Once airborne, we were free to walk around the cabin.  One at a time, Cliff escorted us to the cockpit where we got to enjoy a “pilot’s eye view” for a few minutes.  I had asked Cliff if I could be in the co-pilot’s seat during landing and he made it happen.

 


After my fellow passengers had their turns at sitting in the co-pilot’s seat, Cliff motioned me forward to the co-pilot’s seat.  I sat down and strapped in.  It had started to rain lightly during the flight and the rain on the windows didn’t make for the best pictures.  Four minutes later we were touching down on runway R24.

On first glance the AN-2 may not look like the world’s greatest and/or sexiest plane.  It was slow, noisy (although its level of noise is nothing when compared to “Fat Albert”), and definitely not fancy (no HUD or NP2000 props).  As the saying goes “never judge a book by its cover,” and I have to tell you that I found Big Panda a joy to fly in for several reasons.  For instance, photos were effortless to shoot (either out the cabin windows or the cockpit- despite the rain), you could easily get up and move around during the flight, and it had an overall “old school” feeling to it.


I would like to thank Bob Cable, Cliff Heathcoat, and the Commemorative Air Force for a very memorable flight in their AN-2.  For additional information on the CAF, please go to their website (www.commemorativeairforce.org).

One flight down, one to go!

Like many of our Photorecon readers, I have seen the Blue Angels demonstration many times, including their C-130T Hercules’ (nicknamed “Fat Albert”).  During the Fat Albert performance, the aircraft flies at low level, does high speed banking turns, and high angle of attack climbs and descents.  Maneuvers that are impressive mainly due to the size of the C-130T.  Fat Albert is roughly the size of a Boeing 737 and has a maximum speed of 320 knots.


The C-130T Hercules has been part of the Blue Angels team since 1975.  It is flown by an all United States Marine Corp Aircrew and, in addition to its airshow routine, is also tasked with flying supplies and personnel to and from performance venues.

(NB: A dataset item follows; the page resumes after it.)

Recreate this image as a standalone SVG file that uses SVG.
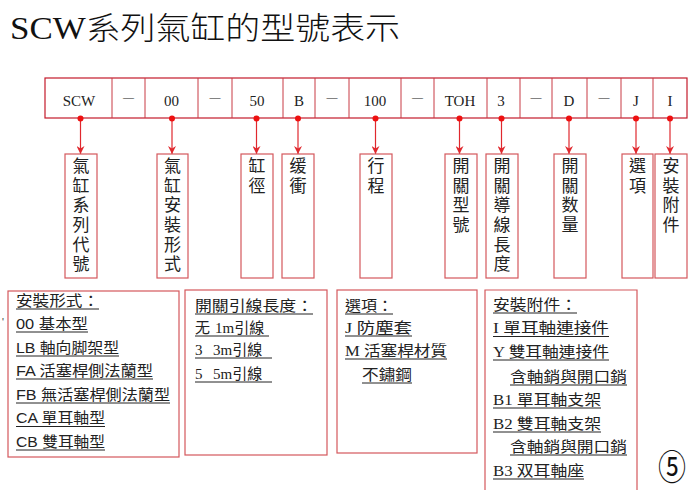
<svg xmlns="http://www.w3.org/2000/svg" width="697" height="495" viewBox="0 0 697 495">
<defs>
<style>
.hdr{fill:none;stroke:#c41a2a;stroke-width:1.2}
.div{stroke:#c83a44;stroke-width:1}
.ht{font-family:"Liberation Serif","Noto Sans CJK TC",serif;font-size:15px;fill:#222;text-anchor:middle}
.dash{font-family:"Liberation Serif",serif;font-size:11px;fill:#222;text-anchor:middle}
.box{fill:#fff;stroke:#d4585c;stroke-width:1.2}
.vt{font-family:"Liberation Serif","Noto Sans CJK TC",sans-serif;font-size:17px;fill:#222;text-anchor:middle}
.con{stroke:#e0282e;stroke-width:1.2;fill:none}
.dot{fill:#ee1010}
.lt{font-family:"Liberation Serif","Noto Sans CJK TC",serif;font-size:15px;fill:#222}
.ls{font-family:"Liberation Sans","Noto Sans CJK TC",sans-serif;font-size:15px;fill:#222}
.ul{stroke:#222;stroke-width:1}
</style>
<marker id="arr" viewBox="0 0 10 10" refX="10" refY="5" markerWidth="8" markerHeight="8" orient="auto" markerUnits="userSpaceOnUse">
<path d="M0,0 L10,5 L0,10 L3,5 z" fill="#e0282e"/>
</marker>
</defs>
<rect width="697" height="495" fill="#fff"/>

<text id="title" x="10" y="39" font-family="Liberation Serif,'Noto Sans CJK TC',serif" font-size="31" font-weight="300" fill="#111" textLength="390" lengthAdjust="spacingAndGlyphs">SCW系列氣缸的型號表示</text>

<g id="header">
<rect class="hdr" x="45" y="78" width="642" height="40"/>
<g class="div">
<line x1="112" y1="78" x2="112" y2="118"/><line x1="145" y1="78" x2="145" y2="118"/>
<line x1="198" y1="78" x2="198" y2="118"/><line x1="232" y1="78" x2="232" y2="118"/>
<line x1="283" y1="78" x2="283" y2="118"/><line x1="315" y1="78" x2="315" y2="118"/>
<line x1="349" y1="78" x2="349" y2="118"/><line x1="401" y1="78" x2="401" y2="118"/>
<line x1="434" y1="78" x2="434" y2="118"/><line x1="487" y1="78" x2="487" y2="118"/>
<line x1="520" y1="78" x2="520" y2="118"/><line x1="552" y1="78" x2="552" y2="118"/>
<line x1="587" y1="78" x2="587" y2="118"/><line x1="621" y1="78" x2="621" y2="118"/>
<line x1="653" y1="78" x2="653" y2="118"/>
</g>
<text class="ht" x="79" y="106">SCW</text>
<text class="dash" x="128.5" y="101">—</text>
<text class="ht" x="171.5" y="106">00</text>
<text class="dash" x="215" y="101">—</text>
<text class="ht" x="257" y="106">50</text>
<text class="ht" x="299" y="106">B</text>
<text class="dash" x="332" y="101">—</text>
<text class="ht" x="375" y="106">100</text>
<text class="dash" x="417.5" y="101">—</text>
<text class="ht" x="460" y="106">TOH</text>
<text class="ht" x="501" y="106">3</text>
<text class="dash" x="536" y="101">—</text>
<text class="ht" x="569" y="106">D</text>
<text class="dash" x="604" y="101">—</text>
<text class="ht" x="636" y="106">J</text>
<text class="ht" x="670" y="106">I</text>
</g>

<g id="connectors">
<line class="con" x1="80.5" y1="118" x2="80.5" y2="154" marker-end="url(#arr)"/>
<line class="con" x1="172" y1="118" x2="172" y2="154" marker-end="url(#arr)"/>
<line class="con" x1="256.5" y1="118" x2="256.5" y2="154" marker-end="url(#arr)"/>
<line class="con" x1="298" y1="118" x2="298" y2="154" marker-end="url(#arr)"/>
<line class="con" x1="375.5" y1="118" x2="375.5" y2="154" marker-end="url(#arr)"/>
<line class="con" x1="459.5" y1="118" x2="459.5" y2="154" marker-end="url(#arr)"/>
<line class="con" x1="501.5" y1="118" x2="501.5" y2="154" marker-end="url(#arr)"/>
<line class="con" x1="569" y1="118" x2="569" y2="154" marker-end="url(#arr)"/>
<line class="con" x1="636" y1="118" x2="636" y2="154" marker-end="url(#arr)"/>
<line class="con" x1="670" y1="118" x2="670" y2="154" marker-end="url(#arr)"/>
<circle class="dot" cx="80.5" cy="118.5" r="3"/>
<circle class="dot" cx="172" cy="118.5" r="3"/>
<circle class="dot" cx="256.5" cy="118.5" r="3"/>
<circle class="dot" cx="298" cy="118.5" r="3"/>
<circle class="dot" cx="375.5" cy="118.5" r="3"/>
<circle class="dot" cx="459.5" cy="118.5" r="3"/>
<circle class="dot" cx="501.5" cy="118.5" r="3"/>
<circle class="dot" cx="569" cy="118.5" r="3"/>
<circle class="dot" cx="636" cy="118.5" r="3"/>
<circle class="dot" cx="670" cy="118.5" r="3"/>
</g>

<g id="v-series">
<rect class="box" x="65" y="154" width="32" height="124"/>
<text class="vt"><tspan x="81" y="172">氣</tspan><tspan x="81" y="192">缸</tspan><tspan x="81" y="211">系</tspan><tspan x="81" y="231">列</tspan><tspan x="81" y="251">代</tspan><tspan x="81" y="270">號</tspan></text>
</g>
<g id="v-mount">
<rect class="box" x="157" y="154" width="31" height="124"/>
<text class="vt"><tspan x="172.5" y="172">氣</tspan><tspan x="172.5" y="192">缸</tspan><tspan x="172.5" y="211">安</tspan><tspan x="172.5" y="231">裝</tspan><tspan x="172.5" y="251">形</tspan><tspan x="172.5" y="270">式</tspan></text>
</g>
<g id="v-bore">
<rect class="box" x="241" y="154" width="32" height="124"/>
<text class="vt"><tspan x="257" y="172">缸</tspan><tspan x="257" y="192">徑</tspan></text>
</g>
<g id="v-cushion">
<rect class="box" x="282" y="154" width="32" height="124"/>
<text class="vt"><tspan x="298" y="172">缓</tspan><tspan x="298" y="192">衝</tspan></text>
</g>
<g id="v-stroke">
<rect class="box" x="360" y="154" width="32" height="124"/>
<text class="vt"><tspan x="376" y="172">行</tspan><tspan x="376" y="192">程</tspan></text>
</g>
<g id="v-switch">
<rect class="box" x="445" y="154" width="32" height="124"/>
<text class="vt"><tspan x="461" y="172">開</tspan><tspan x="461" y="192">關</tspan><tspan x="461" y="211">型</tspan><tspan x="461" y="231">號</tspan></text>
</g>
<g id="v-lead">
<rect class="box" x="486" y="154" width="32" height="124"/>
<text class="vt"><tspan x="502" y="172">開</tspan><tspan x="502" y="192">關</tspan><tspan x="502" y="211">導</tspan><tspan x="502" y="231">線</tspan><tspan x="502" y="251">長</tspan><tspan x="502" y="270">度</tspan></text>
</g>
<g id="v-count">
<rect class="box" x="554" y="154" width="32" height="124"/>
<text class="vt"><tspan x="570" y="172">開</tspan><tspan x="570" y="192">關</tspan><tspan x="570" y="211">数</tspan><tspan x="570" y="231">量</tspan></text>
</g>
<g id="v-option">
<rect class="box" x="622" y="154" width="31" height="124"/>
<text class="vt"><tspan x="637.5" y="172">選</tspan><tspan x="637.5" y="192">項</tspan></text>
</g>
<g id="v-acc">
<rect class="box" x="655" y="154" width="32" height="124"/>
<text class="vt"><tspan x="671" y="172">安</tspan><tspan x="671" y="192">裝</tspan><tspan x="671" y="211">附</tspan><tspan x="671" y="231">件</tspan></text>
</g>

<text x="2" y="326" font-family="Liberation Sans,sans-serif" font-size="10" fill="#333">'</text>

<g id="b-mount">
<rect class="box" x="8" y="291" width="171" height="166"/>
<text class="ls" x="16" y="306" textLength="83" lengthAdjust="spacingAndGlyphs">安裝形式：</text>
<text class="ls" x="16" y="329" textLength="72" lengthAdjust="spacingAndGlyphs">00 基本型</text>
<text class="ls" x="16" y="353" textLength="103" lengthAdjust="spacingAndGlyphs">LB 軸向脚架型</text>
<text class="ls" x="16" y="376" textLength="137" lengthAdjust="spacingAndGlyphs">FA 活塞桿側法蘭型</text>
<text class="ls" x="16" y="400" textLength="154" lengthAdjust="spacingAndGlyphs">FB 無活塞桿側法蘭型</text>
<text class="ls" x="16" y="423" textLength="89" lengthAdjust="spacingAndGlyphs">CA 單耳軸型</text>
<text class="ls" x="16" y="447" textLength="89" lengthAdjust="spacingAndGlyphs">CB 雙耳軸型</text>
<g class="ul">
<line x1="16" y1="309" x2="99" y2="309"/>
<line x1="16" y1="332" x2="88" y2="332"/>
<line x1="16" y1="356" x2="119" y2="356"/>
<line x1="16" y1="379" x2="153" y2="379"/>
<line x1="16" y1="403" x2="170" y2="403"/>
<line x1="16" y1="426.5" x2="105" y2="426.5"/>
<line x1="16" y1="450" x2="105" y2="450"/>
</g>
</g>

<g id="b-lead">
<rect class="box" x="185" y="290" width="142" height="165"/>
<text class="lt" x="195" y="311" textLength="118" lengthAdjust="spacingAndGlyphs">開關引線長度：</text>
<text class="lt" x="195" y="333"><tspan>无</tspan><tspan x="215">1m引線</tspan></text>
<text class="lt" x="195" y="355"><tspan>3</tspan><tspan x="213">3m引線</tspan></text>
<text class="lt" x="195" y="379"><tspan>5</tspan><tspan x="213">5m引線</tspan></text>
<g class="ul">
<line x1="195" y1="314" x2="313" y2="314"/>
<line x1="195" y1="336" x2="269" y2="336"/>
<line x1="195" y1="358" x2="272" y2="358"/>
<line x1="195" y1="382" x2="272" y2="382"/>
</g>
</g>

<g id="b-option">
<rect class="box" x="337" y="290" width="140" height="163"/>
<text class="lt" x="345" y="311" textLength="48" lengthAdjust="spacingAndGlyphs">選項：</text>
<text class="lt" x="345" y="333" textLength="67" lengthAdjust="spacingAndGlyphs">J 防塵套</text>
<text class="lt" x="345" y="356" textLength="102" lengthAdjust="spacingAndGlyphs">M 活塞桿材質</text>
<text class="lt" x="362" y="380" textLength="50" lengthAdjust="spacingAndGlyphs">不鏽鋼</text>
<g class="ul">
<line x1="345" y1="314" x2="393" y2="314"/>
<line x1="345" y1="336" x2="412" y2="336"/>
<line x1="345" y1="359" x2="447" y2="359"/>
<line x1="362" y1="383" x2="412" y2="383"/>
</g>
</g>

<g id="b-acc">
<path class="box" d="M485,490 V290 H637 V490"/>
<text class="lt" x="493" y="310" textLength="84" lengthAdjust="spacingAndGlyphs">安裝附件：</text>
<text class="lt" x="493" y="333" textLength="116" lengthAdjust="spacingAndGlyphs">I 單耳軸連接件</text>
<text class="lt" x="493" y="357" textLength="116" lengthAdjust="spacingAndGlyphs">Y 雙耳軸連接件</text>
<text class="lt" x="510" y="382" textLength="117" lengthAdjust="spacingAndGlyphs">含軸銷與開口銷</text>
<text class="lt" x="493" y="405" textLength="108" lengthAdjust="spacingAndGlyphs">B1 單耳軸支架</text>
<text class="lt" x="493" y="429" textLength="108" lengthAdjust="spacingAndGlyphs">B2 雙耳軸支架</text>
<text class="lt" x="510" y="452" textLength="117" lengthAdjust="spacingAndGlyphs">含軸銷與開口銷</text>
<text class="lt" x="493" y="476" textLength="91" lengthAdjust="spacingAndGlyphs">B3 双耳軸座</text>
<g class="ul">
<line x1="493" y1="313" x2="577" y2="313"/>
<line x1="493" y1="336.5" x2="609" y2="336.5"/>
<line x1="493" y1="360" x2="609" y2="360"/>
<line x1="510" y1="385" x2="627" y2="385"/>
<line x1="493" y1="408" x2="601" y2="408"/>
<line x1="493" y1="432" x2="601" y2="432"/>
<line x1="510" y1="455" x2="627" y2="455"/>
<line x1="493" y1="479" x2="584" y2="479"/>
</g>
</g>

<text id="num" x="672" y="378" transform="scale(1 1.27)" text-anchor="middle" font-family="'Noto Sans CJK TC',DejaVu Sans,sans-serif" font-size="28" fill="#111">⑤</text>
</svg>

I have often wondered what it would be like to be on board Fat Albert during its routine.  Ever curious, I contacted the Blue Angels Public Affairs Supervisor, Jen Blake, and hoped that she could work some magic. Due to my media access at the Miramar Airshow, Blake was able to quickly schedule me a ride in Fat Albert during Sunday’s Blue Angel performance.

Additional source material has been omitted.